Tuesday, February 24, 2009

farmdoc's blog post number 310

In the US some years ago, on TV I watched some sessions of stand-up comedy by Dennis Miller (pictured). His specialty’s the rant — a stream-of-consciousness diatribe monologue railing against whatever’s currently bothering him. Miller’s rants typically begin with ‘Now I don’t want to get off on a rant here, but...’ and end with ‘...of course, that’s just my opinion. I could be wrong’. As regular Farmdoc’s Blog readers know, my favourite rant topic is motor racing, and especially its highest profile variety – Formula 1. So here’s another F1 rant: I think F1’s so blighted, immoral and anachronistic that nothing done in its name can be divorced from commercial rapacity. Following the Victorian bushfires earlier this month, last week the Australian Grand Prix Corporation has changed its 2009 marketing sloganfrom ‘Melbourne fires up’ to ‘Melbourne gears up’. I think it’s a transparent and pathetic attempt to feign a social conscience, by an organisation that couldn’t give a tuppeny hoot about the societal impact of its activities. Does the Corporation think it’ll gain Joe Public’s respect and approval – and patronage – by changing its slogan? Sorry, that’s question’s rhetorical. And what’s London’s Science Museum doing putting on an exhibition titled ‘Fast Forward: 20 ways F1™ is changing our world’? It’s sold its soul to the devil. Shame on it. Of course, that’s just my opinion. I could be wrong.

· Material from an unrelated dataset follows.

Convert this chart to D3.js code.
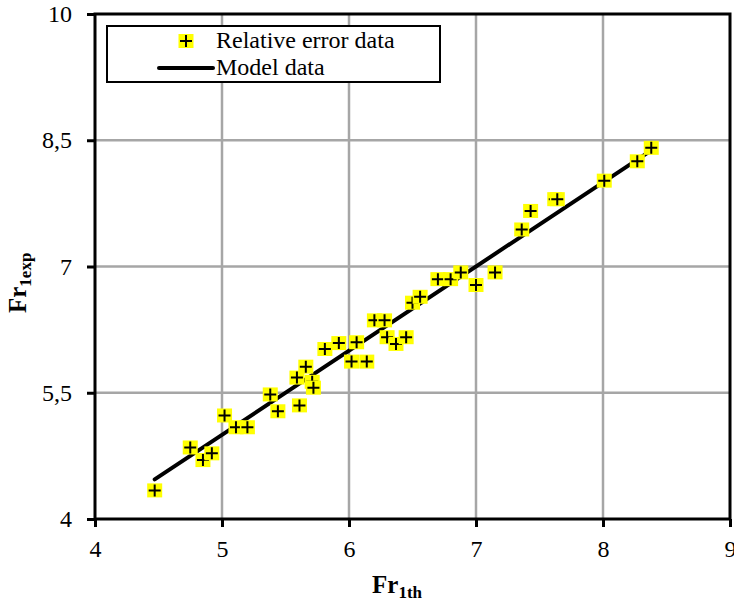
<!DOCTYPE html>
<html>
<head>
<meta charset="utf-8">
<script src="https://cdn.jsdelivr.net/npm/d3@7"></script>
<style>
  html, body { margin: 0; padding: 0; background: #fff; }
  svg { display: block; font-family: "Liberation Serif", "Times New Roman", serif; }
</style>
</head>
<body>
<svg id="chart" width="734" height="605"></svg>
<script>
// experimental points: Fr1th (x) vs Fr1exp (y)
const frTh  = [4.47, 4.75, 4.85, 4.92, 5.02, 5.11, 5.20, 5.38, 5.44, 5.61,
               5.59, 5.66, 5.71, 5.72, 5.81, 5.92, 6.06, 6.02, 6.14, 6.20,
               6.28, 6.30, 6.37, 6.45, 6.50, 6.56, 6.70, 6.80, 6.88, 7.00,
               7.15, 7.36, 7.43, 7.62, 7.64, 8.01, 8.27, 8.38];
const frExp = [4.34, 4.85, 4.70, 4.78, 5.23, 5.09, 5.09, 5.48, 5.28, 5.35,
               5.68, 5.81, 5.63, 5.56, 6.02, 6.09, 6.10, 5.87, 5.87, 6.36,
               6.36, 6.16, 6.08, 6.16, 6.57, 6.64, 6.85, 6.85, 6.93, 6.78,
               6.93, 7.44, 7.66, 7.80, 7.80, 8.02, 8.25, 8.41];

// model line
const modelX = [4.47, 8.41];
const modelY = [4.47, 8.41];

const xTicks = [4, 5, 6, 7, 8, 9];
const yTicks = [4, 5.5, 7, 8.5, 10];
const legendLabels = ["Relative error data", "Model data"];

const svg = d3.select("#chart");
const pLeft = 95, pRight = 730, pTop = 14, pBottom = 519;
const serif = "Liberation Serif, Times New Roman, serif";

const x = d3.scaleLinear().domain([4, 9]).range([pLeft, pRight]);
const y = d3.scaleLinear().domain([4, 10]).range([pBottom, pTop]);
const fmt = d => String(d).replace(".", ",");

// grid
const grid = svg.append("g");
grid.selectAll("line.vg")
  .data(xTicks.slice(1, -1))
  .enter().append("line")
  .attr("x1", d => x(d)).attr("x2", d => x(d))
  .attr("y1", pTop).attr("y2", pBottom)
  .attr("stroke", "#a6a6a6").attr("stroke-width", 2.5);
grid.selectAll("line.hg")
  .data(yTicks.slice(1, -1))
  .enter().append("line")
  .attr("x1", pLeft).attr("x2", pRight)
  .attr("y1", d => y(d)).attr("y2", d => y(d))
  .attr("stroke", "#a6a6a6").attr("stroke-width", 2.5);

// frame
svg.append("rect")
  .attr("x", pLeft).attr("y", pTop)
  .attr("width", pRight - pLeft).attr("height", pBottom - pTop)
  .attr("fill", "none").attr("stroke", "#000").attr("stroke-width", 3);

// axes
const xAxis = svg.append("g")
  .attr("transform", `translate(0,${pBottom})`)
  .call(d3.axisBottom(x).tickValues(xTicks).tickSize(8).tickPadding(13).tickFormat(fmt));
const yAxis = svg.append("g")
  .attr("transform", `translate(${pLeft},0)`)
  .call(d3.axisLeft(y).tickValues(yTicks).tickSize(8).tickPadding(15).tickFormat(fmt));

[xAxis, yAxis].forEach(g => {
  g.attr("font-family", serif).attr("font-size", 24);
  g.select(".domain").remove();
  g.selectAll(".tick line").attr("stroke", "#000").attr("stroke-width", 3);
  g.selectAll(".tick text").attr("fill", "#000");
});

// model line
const line = d3.line().x(d => x(d[0])).y(d => y(d[1]));
svg.append("path")
  .datum(d3.zip(modelX, modelY))
  .attr("d", line)
  .attr("fill", "none")
  .attr("stroke", "#000")
  .attr("stroke-width", 4)
  .attr("stroke-linecap", "round");

// markers
function drawMarker(g) {
  g.append("rect")
    .attr("x", -7.5).attr("y", -7).attr("width", 15).attr("height", 14)
    .attr("fill", "#ffff00");
  g.append("path")
    .attr("d", "M-6,0H6M0,-6V6")
    .attr("stroke", "#000").attr("stroke-width", 2);
}

svg.append("g").selectAll("g.pt")
  .data(d3.zip(frTh, frExp))
  .enter().append("g")
  .attr("class", "pt")
  .attr("transform", d => `translate(${x(d[0])},${y(d[1])})`)
  .each(function() { drawMarker(d3.select(this)); });

// legend
const lg = svg.append("g");
lg.append("rect")
  .attr("x", 107).attr("y", 26).attr("width", 333).attr("height", 56)
  .attr("fill", "#fff").attr("stroke", "#000").attr("stroke-width", 2);
drawMarker(lg.append("g").attr("transform", "translate(186,41)"));
lg.append("line")
  .attr("x1", 159).attr("x2", 213).attr("y1", 68).attr("y2", 68)
  .attr("stroke", "#000").attr("stroke-width", 4).attr("stroke-linecap", "round");
lg.selectAll("text")
  .data(legendLabels)
  .enter().append("text")
  .attr("x", 216)
  .attr("y", (d, i) => 48 + i * 27)
  .attr("font-family", serif)
  .attr("font-size", 24)
  .text(d => d);

// axis titles
const xt = svg.append("text")
  .attr("x", 372).attr("y", 593)
  .attr("font-family", serif)
  .attr("font-weight", "bold").attr("font-size", 25);
xt.append("tspan").text("Fr");
xt.append("tspan").attr("dy", 5).attr("font-size", 17).text("1th");

const yt = svg.append("text")
  .attr("transform", "translate(26,313) rotate(-90)")
  .attr("font-family", serif)
  .attr("font-weight", "bold").attr("font-size", 25);
yt.append("tspan").text("Fr");
yt.append("tspan").attr("dy", 5).attr("font-size", 17).text("1exp");
</script>
</body>
</html>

Monday, September 22, 2008

farmdoc's blog post number 155

Captain Edward A Murphy (1918-1990) was a US Air Force engineer. He was working on a project to determine how much sudden deceleration a person could stand in a crash, when one day he discovered a wrongly wired transducer. He cursed the technician responsible and said: ‘If there is any way to do it wrong, he’ll find it’. The project manager, who kept a list of ‘laws’, added this one which he called Murphy’s Law. I was reminded of Murphy’s Law last Thursday when I was splitting some firewood. I knew there was a buried water pipe in the vicinity, but I didn’t know exactly where. Well now I know, because one of my downstrokes went right through the piece of wood and up shot a gusher. I quickly stanched the flow by turning off the header tank’s gate valve. Then after digging up the pipe I inspected the damage which I mended with a joiner. Our Mole Creek property is 78.16 hectares (193.14 acres), and I hit the jackpot. (Un)lucky me. Talking of stanching the flow, Murphy’s Law has done the opposite, i.e. spawned a multitude of other laws – similar but different. I wonder which one of these will test me next. And why couldn’t that infernal technician have wired the transducer properly? Don’t answer that – it’s a rhetorical question.

Wednesday, July 30, 2008

farmdoc's blog post number 101

Last Wednesday night when I was flying from Launceston to Melbourne, to the plane’s left was a perfect winter sunset. Right then, fittingly and sublimely, my headphones were exuding the erotically exotic strains of the Bolero by Maurice Ravel. Which turned my thoughts to Bo Derek, who was exquisitely perfect when at age 23 she starred in the 1979 film 10. I wondered what she looked like now (at age 51), and I hoped she hadn’t succumbed to cosmetic surgery. If I could understand why Dolly Parton would have cosmetic surgery at her age (now 62) – which I can’t – it’s totally beyond me why Julia Roberts would at hers (now 40). My darling daughters assure me Angelina Jolie hasn’t been scalpel-enhanced. They’re either right or wrong. As a lad I thought the young Brigitte Bardot was beautiful and sexy. Now aged 73 and wrinkled, she remains surgically unaltered. Good for her. But I was disgusted, revolted even, that Terri Munro, winner of Big Brother Australia 2008, intends investing some of her A$250,000 winnings on a facelift. She’d get a better return on her shares in the current bear market. If Helen Mirren (pictured) doesn’t need the scalpel at age 63, why would Ms Munro at age 52? Don’t answer that – it’s a rhetorical question.